Giuseppe Pagano (20 August 1896 – April 22, 1945) an Italian architect, notable for his involvement in the movement of rationalist architecture in Italy up to the end of the Second World War. He designed exhibitions, furniture and interiors and was an amateur photographer. He was also a long-time editor and chief-editor of the journal Casabella and he criticize the "regime's constructions" as "bombastically rhetorical"; for this and other reasons he was captured in September 1944 in Milan, imprisoned and transferred to Mauthausen, where he sadly died on 1945.
From the late 1920s, Pagano had adopted a rationalist position, influenced by Futurism and the European avant-gardes – he became an architect caught between the theory and practice of Fascist Italy whose approach advocated for a triad of Unity, Abstraction and Coherence.
He had a significant career as a writer and defender of rationalist architecture in the press, especially Casabella, whose name he soon changed from La Casa Bella when he became director of the magazine in 1933 along with Neapolitan art critic Edoardo Persico.

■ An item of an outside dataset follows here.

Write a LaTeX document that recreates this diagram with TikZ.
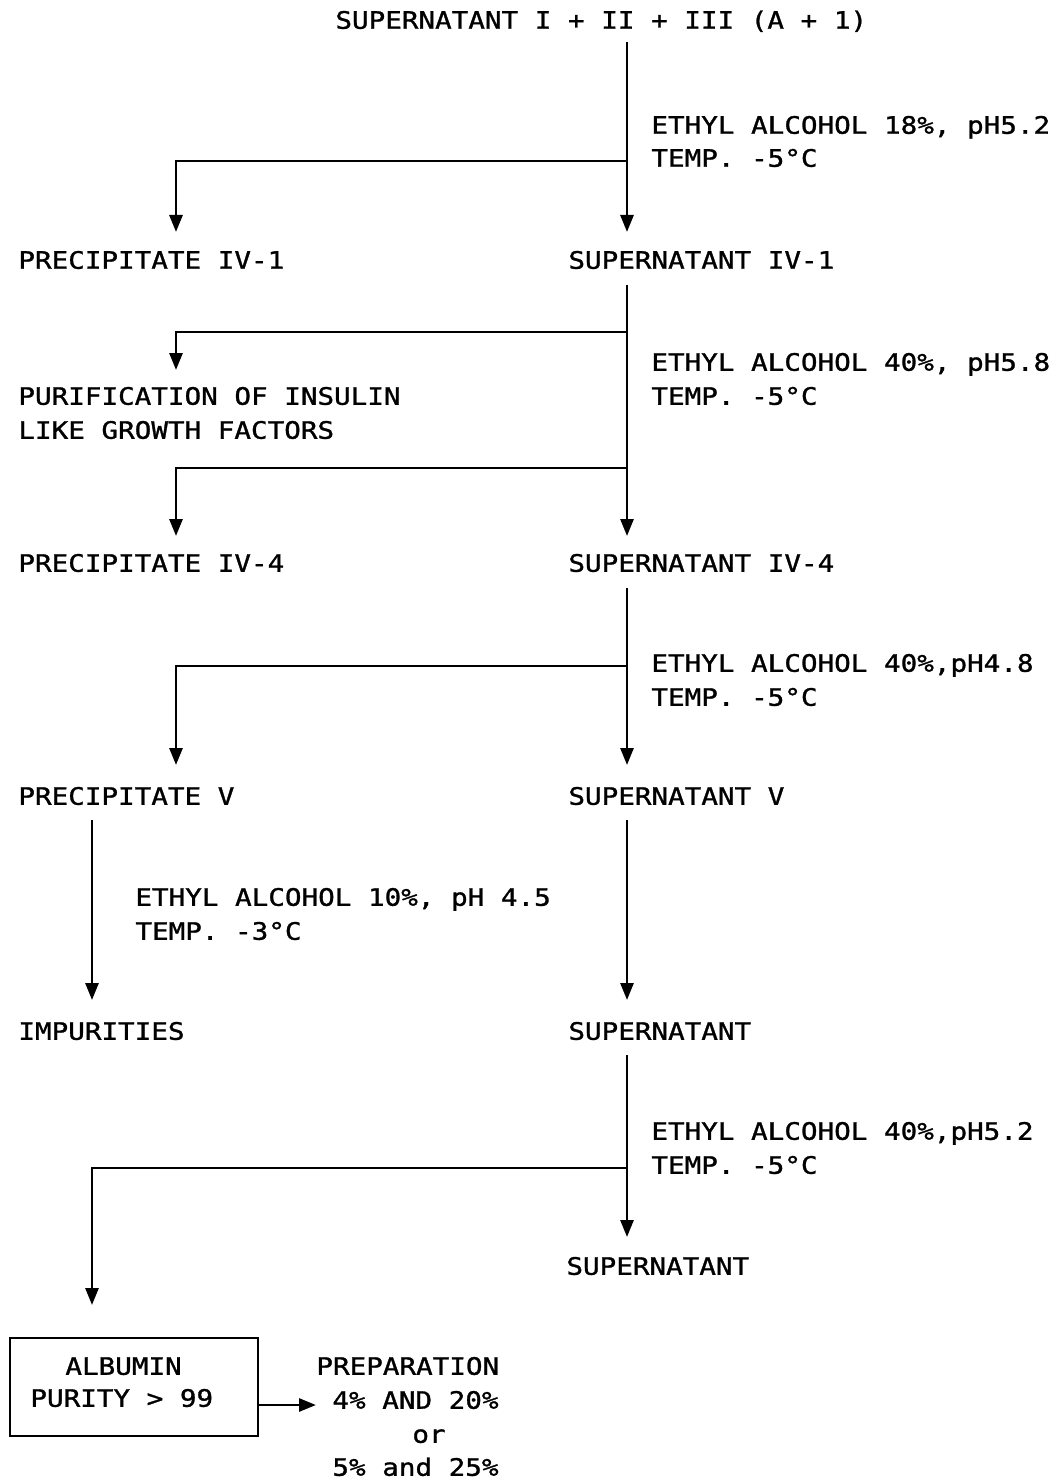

Pagano and Persico revolutionized the graphic format and used their editorial position both to call to arms like-minded colleagues who believed in the power of architecture to transform modern like and to violently criticize those who reduced it to an ‘aping of styles’.
He was involved in the V Triennial of Milan in 1933, where he collaborated in the design of one of the pavilions of the Housing Exhibition – the Steel Structure House – and designed the N=Breda ETR300 train carriage along with Giò Ponti.
He was also responsible for the 1934 Aeronautics Show where he designed three of the main spaces including the Hall of Honor and the VI Triennale of 1936, which he directed together with the painter Mario Sironi. All three expositions were held in architect Giovanni Muzio's Palazzo dell'Arte in the Parco Sempione, which had been built for the V Triennale, the first held in Milan.